Records for processing:
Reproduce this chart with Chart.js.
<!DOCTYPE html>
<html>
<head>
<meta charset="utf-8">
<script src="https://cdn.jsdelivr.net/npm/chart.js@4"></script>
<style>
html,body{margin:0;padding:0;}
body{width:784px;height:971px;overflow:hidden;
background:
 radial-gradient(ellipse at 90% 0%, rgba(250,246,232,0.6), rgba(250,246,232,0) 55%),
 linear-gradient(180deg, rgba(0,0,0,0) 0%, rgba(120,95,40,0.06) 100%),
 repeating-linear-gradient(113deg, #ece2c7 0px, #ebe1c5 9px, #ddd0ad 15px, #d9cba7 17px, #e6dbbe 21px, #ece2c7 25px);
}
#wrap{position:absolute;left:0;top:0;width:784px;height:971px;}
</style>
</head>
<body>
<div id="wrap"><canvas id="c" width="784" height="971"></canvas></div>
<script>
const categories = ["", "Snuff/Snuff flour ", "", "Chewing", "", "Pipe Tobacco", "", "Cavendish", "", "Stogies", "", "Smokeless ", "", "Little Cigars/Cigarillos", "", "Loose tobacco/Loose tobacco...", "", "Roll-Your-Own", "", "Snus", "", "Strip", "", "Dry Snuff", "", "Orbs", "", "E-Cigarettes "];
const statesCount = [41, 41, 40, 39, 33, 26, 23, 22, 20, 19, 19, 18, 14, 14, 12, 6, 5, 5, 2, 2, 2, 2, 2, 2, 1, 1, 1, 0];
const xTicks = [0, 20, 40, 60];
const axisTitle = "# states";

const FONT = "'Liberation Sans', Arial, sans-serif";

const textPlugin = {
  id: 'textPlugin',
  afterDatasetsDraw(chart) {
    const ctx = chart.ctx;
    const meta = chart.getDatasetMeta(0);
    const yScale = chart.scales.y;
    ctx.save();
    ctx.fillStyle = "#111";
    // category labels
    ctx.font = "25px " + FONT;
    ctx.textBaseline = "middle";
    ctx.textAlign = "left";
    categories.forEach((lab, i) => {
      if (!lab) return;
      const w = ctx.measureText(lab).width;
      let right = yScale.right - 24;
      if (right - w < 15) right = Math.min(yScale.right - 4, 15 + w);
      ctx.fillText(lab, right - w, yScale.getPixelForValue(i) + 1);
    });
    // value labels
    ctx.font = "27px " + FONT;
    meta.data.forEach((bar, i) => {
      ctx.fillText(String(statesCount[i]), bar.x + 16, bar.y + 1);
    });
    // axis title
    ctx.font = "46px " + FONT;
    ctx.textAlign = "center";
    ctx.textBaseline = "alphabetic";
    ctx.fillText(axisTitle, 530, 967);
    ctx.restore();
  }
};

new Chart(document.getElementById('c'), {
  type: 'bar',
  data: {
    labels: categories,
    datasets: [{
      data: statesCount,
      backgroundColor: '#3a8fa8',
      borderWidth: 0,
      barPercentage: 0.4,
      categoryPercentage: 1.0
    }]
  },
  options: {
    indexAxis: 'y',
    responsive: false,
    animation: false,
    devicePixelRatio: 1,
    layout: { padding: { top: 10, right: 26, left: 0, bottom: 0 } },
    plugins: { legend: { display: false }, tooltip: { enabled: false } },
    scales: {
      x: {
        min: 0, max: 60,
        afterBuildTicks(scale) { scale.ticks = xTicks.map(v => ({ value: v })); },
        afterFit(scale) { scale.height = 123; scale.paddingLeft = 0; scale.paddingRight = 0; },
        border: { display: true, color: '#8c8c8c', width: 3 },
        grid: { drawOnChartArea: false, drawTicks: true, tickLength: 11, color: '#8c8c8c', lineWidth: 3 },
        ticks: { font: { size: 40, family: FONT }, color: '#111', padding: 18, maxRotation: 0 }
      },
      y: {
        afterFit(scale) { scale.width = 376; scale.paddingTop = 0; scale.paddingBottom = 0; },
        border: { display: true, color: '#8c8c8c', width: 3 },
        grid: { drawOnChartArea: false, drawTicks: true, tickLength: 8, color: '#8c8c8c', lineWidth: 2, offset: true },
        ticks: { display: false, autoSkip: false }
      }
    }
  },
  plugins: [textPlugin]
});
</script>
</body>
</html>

---

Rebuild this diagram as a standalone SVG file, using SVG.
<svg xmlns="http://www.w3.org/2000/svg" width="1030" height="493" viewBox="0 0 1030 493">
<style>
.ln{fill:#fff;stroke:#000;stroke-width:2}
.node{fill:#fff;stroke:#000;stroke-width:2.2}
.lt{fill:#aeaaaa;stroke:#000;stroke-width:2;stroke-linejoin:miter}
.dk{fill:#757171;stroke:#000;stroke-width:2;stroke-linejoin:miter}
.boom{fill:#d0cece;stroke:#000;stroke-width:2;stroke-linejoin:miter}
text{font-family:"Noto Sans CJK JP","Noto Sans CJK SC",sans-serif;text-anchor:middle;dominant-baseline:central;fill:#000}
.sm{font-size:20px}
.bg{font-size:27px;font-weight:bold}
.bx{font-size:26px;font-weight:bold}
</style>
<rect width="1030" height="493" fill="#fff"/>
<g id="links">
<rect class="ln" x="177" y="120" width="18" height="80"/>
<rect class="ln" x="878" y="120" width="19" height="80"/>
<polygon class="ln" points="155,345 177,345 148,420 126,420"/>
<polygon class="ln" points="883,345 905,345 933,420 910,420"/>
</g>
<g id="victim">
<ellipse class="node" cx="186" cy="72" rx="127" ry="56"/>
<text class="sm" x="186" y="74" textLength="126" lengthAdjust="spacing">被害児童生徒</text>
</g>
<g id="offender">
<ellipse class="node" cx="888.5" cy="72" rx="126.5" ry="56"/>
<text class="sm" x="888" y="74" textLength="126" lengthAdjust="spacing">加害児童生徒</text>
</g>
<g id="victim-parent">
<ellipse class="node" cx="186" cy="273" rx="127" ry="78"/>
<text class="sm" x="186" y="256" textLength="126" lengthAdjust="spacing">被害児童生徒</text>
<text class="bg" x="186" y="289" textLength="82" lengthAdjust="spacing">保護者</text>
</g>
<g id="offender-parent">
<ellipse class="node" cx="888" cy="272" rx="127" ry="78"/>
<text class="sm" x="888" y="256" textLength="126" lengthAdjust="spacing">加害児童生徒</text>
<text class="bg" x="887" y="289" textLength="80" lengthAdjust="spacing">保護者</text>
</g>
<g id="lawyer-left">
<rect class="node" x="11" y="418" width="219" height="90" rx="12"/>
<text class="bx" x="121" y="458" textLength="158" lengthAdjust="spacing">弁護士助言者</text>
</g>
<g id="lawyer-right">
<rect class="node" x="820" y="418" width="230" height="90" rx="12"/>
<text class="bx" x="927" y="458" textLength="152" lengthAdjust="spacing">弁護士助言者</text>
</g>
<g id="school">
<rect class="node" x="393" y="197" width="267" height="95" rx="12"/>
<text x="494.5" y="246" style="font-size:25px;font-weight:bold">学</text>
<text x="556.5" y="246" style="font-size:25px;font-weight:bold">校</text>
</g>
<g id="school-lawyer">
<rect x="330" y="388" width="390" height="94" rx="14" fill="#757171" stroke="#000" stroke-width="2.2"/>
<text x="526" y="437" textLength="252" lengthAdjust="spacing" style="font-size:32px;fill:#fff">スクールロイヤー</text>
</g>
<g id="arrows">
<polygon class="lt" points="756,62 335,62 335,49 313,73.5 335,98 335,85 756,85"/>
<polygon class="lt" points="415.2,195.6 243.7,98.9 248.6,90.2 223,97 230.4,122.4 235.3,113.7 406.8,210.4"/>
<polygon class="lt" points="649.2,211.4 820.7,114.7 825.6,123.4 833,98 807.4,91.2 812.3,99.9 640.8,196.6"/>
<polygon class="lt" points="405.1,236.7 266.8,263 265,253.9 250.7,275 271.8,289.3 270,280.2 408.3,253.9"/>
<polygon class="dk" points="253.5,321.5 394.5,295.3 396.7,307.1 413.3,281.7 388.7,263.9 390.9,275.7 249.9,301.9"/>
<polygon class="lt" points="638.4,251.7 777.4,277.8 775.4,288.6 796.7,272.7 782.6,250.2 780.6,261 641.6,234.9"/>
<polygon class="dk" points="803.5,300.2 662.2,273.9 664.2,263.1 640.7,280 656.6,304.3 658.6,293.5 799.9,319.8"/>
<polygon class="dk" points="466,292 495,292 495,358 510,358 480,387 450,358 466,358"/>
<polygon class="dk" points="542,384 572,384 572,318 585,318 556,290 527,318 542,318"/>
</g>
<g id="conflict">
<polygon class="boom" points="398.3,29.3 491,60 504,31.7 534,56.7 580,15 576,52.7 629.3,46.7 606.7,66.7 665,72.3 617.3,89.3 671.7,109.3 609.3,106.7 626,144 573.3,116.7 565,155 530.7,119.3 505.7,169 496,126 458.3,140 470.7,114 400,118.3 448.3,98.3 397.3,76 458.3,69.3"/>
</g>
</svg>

Exercise prompt: Each line above that holds the string "this" should be copied and shown.

Response to the task:
Reproduce this chart with Chart.js.
Rebuild this diagram as a standalone SVG file, using SVG.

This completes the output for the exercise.